Abstract

Infrared-optical double resonance prepares HOOH molecules in single rotational levels of the 6-nu(OH), 5-nu(OH) + nu(OOH), 5-nu(OH) + nu(OO), and 4-nu(OH) + nu(OH), vibrational states which range from 3 to 2287 cm-1 of excess energy above the unimolecular dissociation threshold. Laser-induced fluorescence probes the nascent OH rotational state distributions from the decomposition of rovibrationally selected reactants. The nascent rotational state distributions reveal that both OH spin-orbit states can be populated by the decomposition of a single molecule and hence that electronic angular momentum is not conserved throughout the dissociation process. The product state distributions from reactants excited to the 6-nu(OH) and 4-nu(OH) + nu(OH), vibrational levels are generally in good agreement with the predictions of phase-space theory provided electronic angular momentum is treated statistically.
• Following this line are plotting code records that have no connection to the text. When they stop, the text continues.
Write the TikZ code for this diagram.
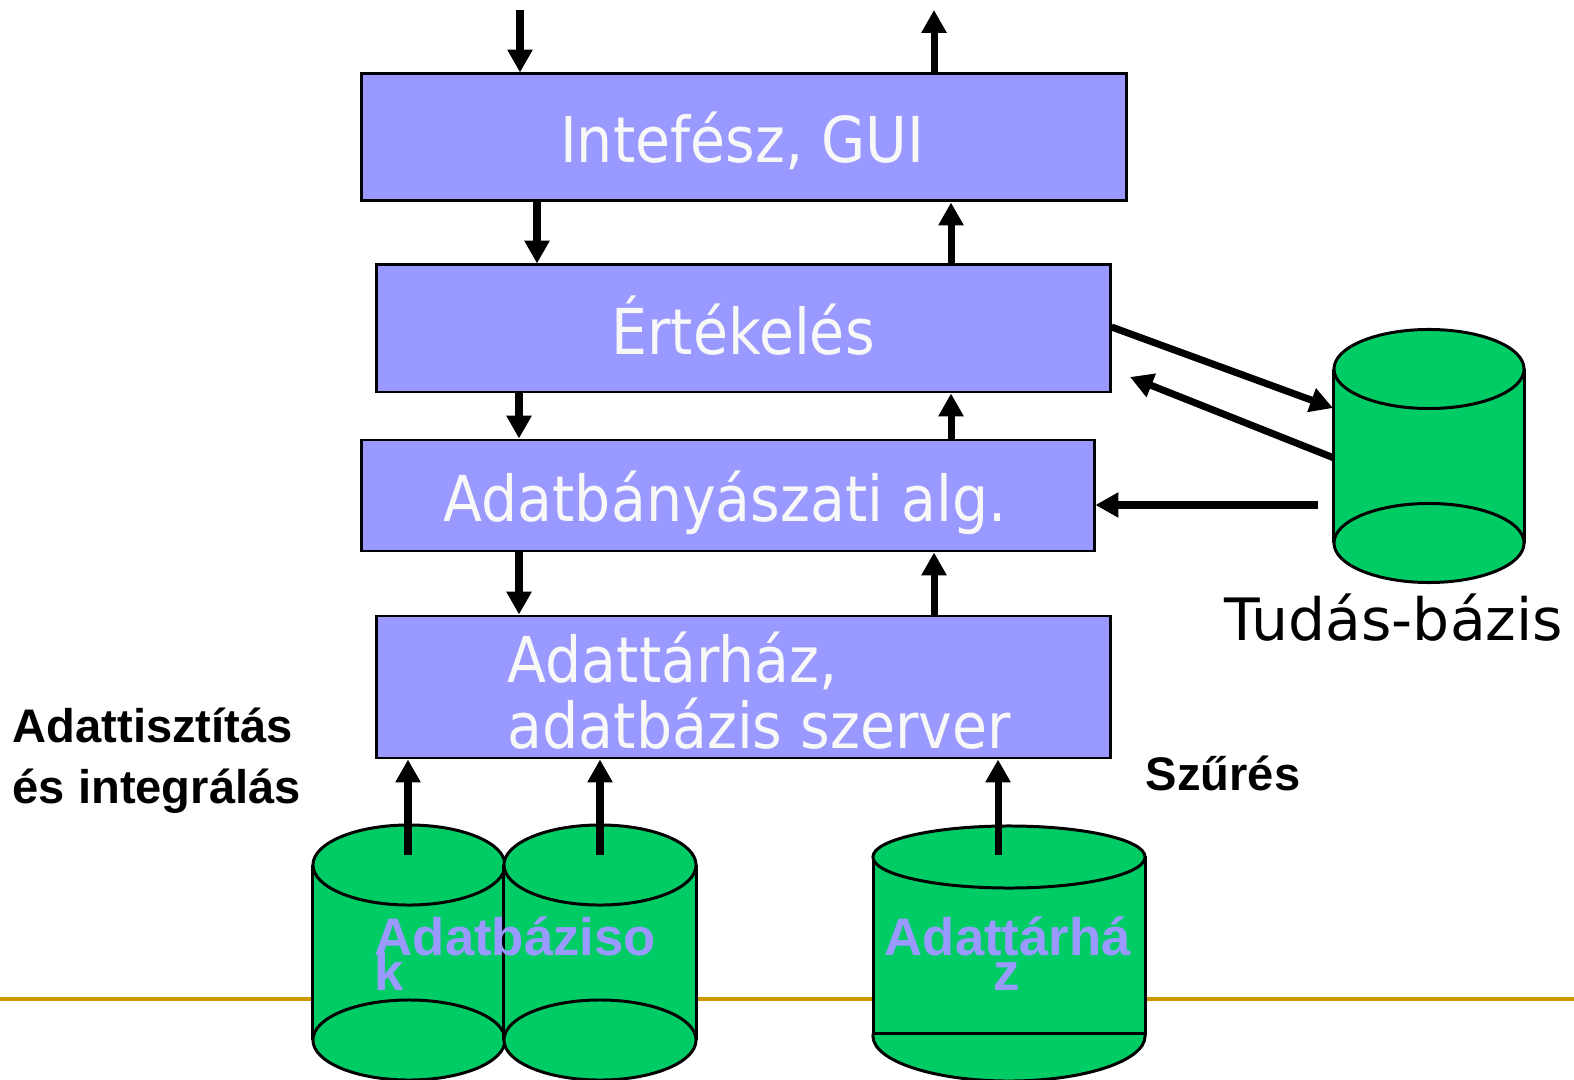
\documentclass[tikz,border=0pt]{standalone}
\usepackage{fontspec}
\setmainfont{DejaVu Sans}
\newfontfamily\layerfont{DejaVu Sans}[FakeStretch=0.9]
\newfontfamily\kbfont{DejaVu Sans}
\newfontfamily\arialfont{Liberation Sans}
\usetikzlibrary{arrows.meta,fit,calc}

\definecolor{layerblue}{RGB}{153,153,255}
\definecolor{dbgreen}{RGB}{0,204,102}
\definecolor{rulegold}{RGB}{204,153,0}
\definecolor{paletext}{RGB}{248,248,248}

% Cylinder with both end ellipses fully outlined
% #1 centre x, #2 top centre y, #3 bottom centre y, #4 x radius (cm), #5 y radius (cm)
\newcommand\drumshape[5]{%
  \fill[dbgreen] (#1,#2) ++(-#4,0) rectangle ($(#1,#3)+(#4,0)$);
  \draw[cylline] (#1,#2) ++(-#4,0) -- ++(0,#3-#2);
  \draw[cylline] (#1,#2) ++(#4,0) -- ++(0,#3-#2);
  \draw[cylline, fill=dbgreen] (#1,#3) ellipse [x radius=#4, y radius=#5];
  \draw[cylline, fill=dbgreen] (#1,#2) ellipse [x radius=#4, y radius=#5];
}

\begin{document}
\begin{tikzpicture}[x=0.01cm, y=-0.01cm,
  layer/.style={draw=black, line width=0.85pt, fill=layerblue, inner sep=0pt},
  layertext/.style={text=paletext, inner sep=0pt,
    font=\layerfont\fontsize{18}{18}\selectfont},
  cylline/.style={draw=black, line width=0.85pt},
  arr/.style={line width=2pt, -{Triangle[length=6.5pt, width=6.8pt]}},
  dblabel/.style={text=layerblue, inner sep=0pt,
    font=\arialfont\bfseries\fontsize{15}{15}\selectfont},
  sidelabel/.style={text=black, inner sep=0pt,
    font=\arialfont\bfseries\fontsize{13.4}{13.4}\selectfont},
]
\useasboundingbox (0,0) rectangle (1574,1080);

% horizontal rule behind the data sources
\coordinate (ruleL) at (0,999);
\coordinate (ruleR) at (1574,999);
\draw[rulegold, line width=1.1pt] (ruleL) -- (ruleR);

% layered architecture
\node[layer, fit={(361,74) (1126,201)}] (gui) {};
\node[layer, fit={(376,265) (1110,392)}] (ert) {};
\node[layer, fit={(361,440) (1094,551)}] (alg) {};
\node[layer, fit={(376,616) (1110,758)}] (dw) {};

\node[layertext, anchor=base] (guitext) at (742,163) {Intefész, GUI};
\node[layertext, anchor=base] (erttext) at (743,355) {Értékelés};
\node[layertext, anchor=base] (algtext) at (725,522) {Adatbányászati alg.};
\node[layertext, anchor=base west] (dwtextA) at (507,682) {Adattárház,};
\node[layertext, anchor=base west] (dwtextB) at (507,748) {adatbázis szerver};

% knowledge base
\drumshape{1429}{369}{543}{0.95cm}{0.395cm}
\coordinate (kbIn) at (1333,408);
\coordinate (kbOut) at (1334,458);
\coordinate (kbOut2) at (1318,505);
\node[anchor=base west, inner sep=0pt, font=\kbfont\fontsize{16.6}{16.6}\selectfont]
  (kbtext) at (1224,640) {Tudás-bázis};

% data sources
\drumshape{409}{865}{1040}{0.96cm}{0.40cm}
\drumshape{600}{865}{1040}{0.96cm}{0.40cm}
% data warehouse: bottom ellipse behind an outlined body
\draw[cylline, fill=dbgreen] (1009,1036) ellipse [x radius=1.36cm, y radius=0.45cm];
\draw[cylline, fill=dbgreen] (873,857) rectangle (1145,1033);
\draw[cylline, fill=dbgreen] (1009,857) ellipse [x radius=1.36cm, y radius=0.31cm];

\coordinate (srcA) at (408,855);
\coordinate (srcB) at (600,855);
\coordinate (srcC) at (998,855);

% vertical flow columns
\coordinate (colIn) at (520,10);
\coordinate (colOut) at (934,10);
\coordinate (c1) at (537,0);
\coordinate (c2) at (951,0);
\coordinate (c3) at (519,0);

\draw[arr] (colIn) -- (colIn |- gui.north);
\draw[arr] (colOut |- gui.north) -- (colOut);
\draw[arr] (gui.south -| c1) -- (ert.north -| c1);
\draw[arr] (ert.north -| c2) -- (gui.south -| c2);
\draw[arr] (ert.south -| c3) -- (alg.north -| c3);
\draw[arr] (alg.north -| c2) -- (ert.south -| c2);
\draw[arr] (alg.south -| c3) -- (dw.north -| c3);
\draw[arr] (dw.north -| colOut) -- (alg.south -| colOut);

\draw[arr] (srcA) -- (srcA |- dw.south);
\draw[arr] (srcB) -- (srcB |- dw.south);
\draw[arr] (srcC) -- (srcC |- dw.south);

% exchange with the knowledge base
\draw[arr] (ert.east |- 0,327) -- (kbIn);
\draw[arr] (kbOut) -- (1130,377);
\draw[arr] (kbOut2) -- (kbOut2 -| alg.east);

% labels on the data stores
\node[dblabel, anchor=base west] (dbtextA) at (374,955) {Adatbáziso};
\node[dblabel, anchor=base west] (dbtextB) at (374,990) {k};
\node[dblabel, anchor=base west] (dwsA) at (884,955) {Adattárhá};
\node[dblabel, anchor=base] (dwsB) at (1007,990) {z};

% process labels
\node[sidelabel, anchor=base west] (cleanA) at (12,742) {Adattisztítás};
\node[sidelabel, anchor=base west] (cleanB) at (12,803) {és integrálás};
\node[sidelabel, anchor=base west] (filter) at (1145,790) {Szűrés};
\end{tikzpicture}
\end{document}
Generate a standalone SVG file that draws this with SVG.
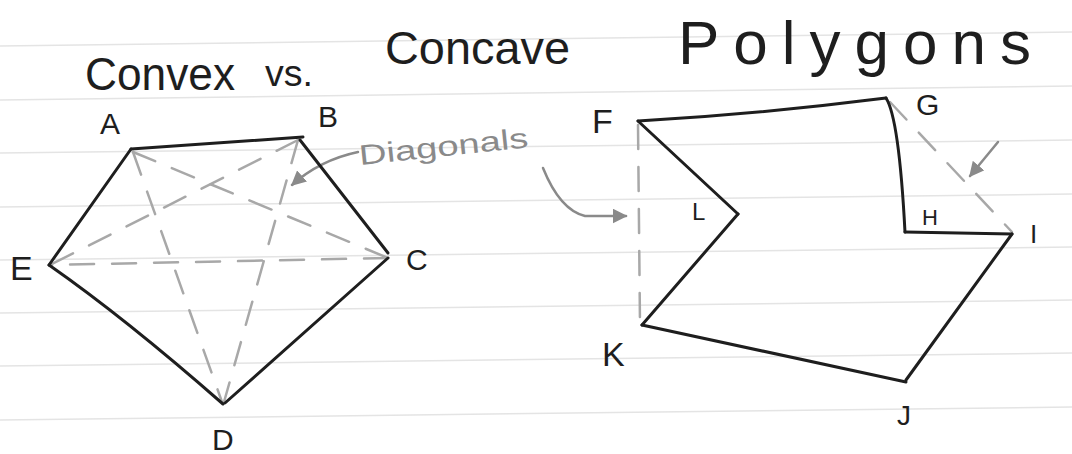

Reactants decomposing from single rotational states in the 5-nu(OH) + nu(OOH) combination level (and to a lesser extent the 5-nu(OH) + nu(OO) level) show product state distributions which are systematically colder than phase-space theory predictions. This observation indicates that energy redistribution in vibrationally excited HOOH is not complete on the time scale of unimolecular decomposition.